Se abbiamo nel tempo scartato le opzioni monarchiche, aristocratiche, anarchiche e totalitarie per scegliere la democrazia, non possiamo non dirci populisti.
Chi non lo è, in buona o mala fede, per fare in modo di avere più voti e avere la maggioranza e ottenere più potere in democrazia? Si chiama principio di rappresentanza e di legittimità. Non possiamo dare il primato politico al popolo e impedire il suo carattere populista.
Il protezionismo
Protezionismo. È la risposta alla politica del sempre “Prima gli altri”.
Se non si ha nulla da proteggere non serve essere protezionisti; i nullatenenti non sono protezionisti. Se invece abbiamo qualcosa a cui teniamo, a cui diamo importanza non lo lasciamo alla mercé degli avvenimenti o incustodito.

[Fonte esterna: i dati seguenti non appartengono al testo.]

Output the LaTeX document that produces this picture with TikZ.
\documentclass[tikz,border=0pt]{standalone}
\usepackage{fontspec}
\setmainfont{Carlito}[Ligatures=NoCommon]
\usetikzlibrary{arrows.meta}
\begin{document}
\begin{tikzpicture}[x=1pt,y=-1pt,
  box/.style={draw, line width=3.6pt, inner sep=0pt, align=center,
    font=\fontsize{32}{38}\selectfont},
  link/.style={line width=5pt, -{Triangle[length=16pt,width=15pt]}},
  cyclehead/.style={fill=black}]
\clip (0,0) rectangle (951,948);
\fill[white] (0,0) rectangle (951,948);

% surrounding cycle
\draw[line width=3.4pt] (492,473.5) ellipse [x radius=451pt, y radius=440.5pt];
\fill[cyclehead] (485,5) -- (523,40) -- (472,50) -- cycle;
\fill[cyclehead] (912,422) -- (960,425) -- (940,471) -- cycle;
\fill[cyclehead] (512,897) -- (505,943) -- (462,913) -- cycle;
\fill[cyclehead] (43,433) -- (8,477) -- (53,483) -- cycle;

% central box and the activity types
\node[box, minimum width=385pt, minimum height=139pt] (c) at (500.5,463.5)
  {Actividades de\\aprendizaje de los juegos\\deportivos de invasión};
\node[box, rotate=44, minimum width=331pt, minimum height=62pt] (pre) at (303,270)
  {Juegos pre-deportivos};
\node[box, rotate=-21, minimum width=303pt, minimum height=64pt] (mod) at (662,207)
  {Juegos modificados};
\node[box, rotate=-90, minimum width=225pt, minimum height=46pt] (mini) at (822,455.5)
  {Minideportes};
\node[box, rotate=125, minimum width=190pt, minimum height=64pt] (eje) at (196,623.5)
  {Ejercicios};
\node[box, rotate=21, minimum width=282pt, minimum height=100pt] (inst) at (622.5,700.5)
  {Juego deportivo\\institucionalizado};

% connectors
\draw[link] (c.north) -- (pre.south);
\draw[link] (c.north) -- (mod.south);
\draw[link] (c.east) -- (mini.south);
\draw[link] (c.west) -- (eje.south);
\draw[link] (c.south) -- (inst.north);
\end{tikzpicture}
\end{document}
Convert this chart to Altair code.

Se gli altri esercitano il protezionismo come si può rimanere immobili con le porte aperte? Si chiama principio di reciprocità. Non possiamo preservare, valorizzare e promuovere qualcosa senza proteggerlo e subire l’esproprio a senso unico.
Una spina nel fianco dell’Europa
Da queste condizioni nasce un braccio di ferro politico inutile e poco costruttivo tra Svizzera e Europa.
La Svizzera è quello che è e rimarrà tale perché non è un progetto creato dall’alto ma una formazione che si è creata e evoluta lungo sette secoli di storia; l’Europa intesa come entità politica vede il nostro Pese come un elemento, un ostacolo, di disturbo per il suo piano di omologazione, di conformismo e di egualitarismo continentale.
In altre parole, si potrebbe anche dire che siamo “una spina nel fianco” per chi vede nel centralismo burocratico e nell’oligopolio politico europeo le due vie parallele, uniche e insindacabili da percorrere in fretta per fare in modo che l’Europa si metta a contrastare America, Cina e Russia.
Tenere insieme poli contrastanti
Ma tant’è. La Svizzera lo sappiamo riesce a creare prosperità collettiva e benessere individuale, ad avere pochi debiti e finanze sane da molto tempo, essenzialmente perché è un Paese liberalconservatore. Il che significa essere liberali in economia, aperti al mondo, e conservatori nei valori e nelle regole del gioco della democrazia elvetica.
Anche questo profilo filosofico-politico non ce lo siamo dati dopo lunghi processi di studio e di valutazione di massimi sistemi; no, più semplicemente si è creato spontaneamente dal basso e in lunghi tempi di decantazione.
Siamo riusciti a tenere assieme, finora in modo virtuoso, due poli contrastanti: quello della legge naturale e quello della legge positiva.
Il primo è quello della sequela di persona, popolo e patria (i settecento anni di tradizione, identità e cultura elvetica); il secondo è quello che è costruito sui concetti di individuo, cittadini e stato (i principi dell’illuminismo).
Meglio non pigliarci
Sono proprio questi due poli dell’organizzazione sociale, quello naturale e quello legale, che in molti Stati dell’Europa ci sembrano andare sempre di più verso la loro collisione producendo: populismo, sovranismo e protezionismo.
Tutto questo per dire una semplice cosa.
Il detto popolare ci insegna che: “chi si assomiglia si piglia”; in questo momento meglio non pigliarci.
Da noi è ancora in funzione la democrazia liberale: cioè decidere a chi dare il potere (democrazia) e decidere quanto potere concedergli (liberalismo), punti cardini che l’Ue fatica a dimostrare visto quanto sopra.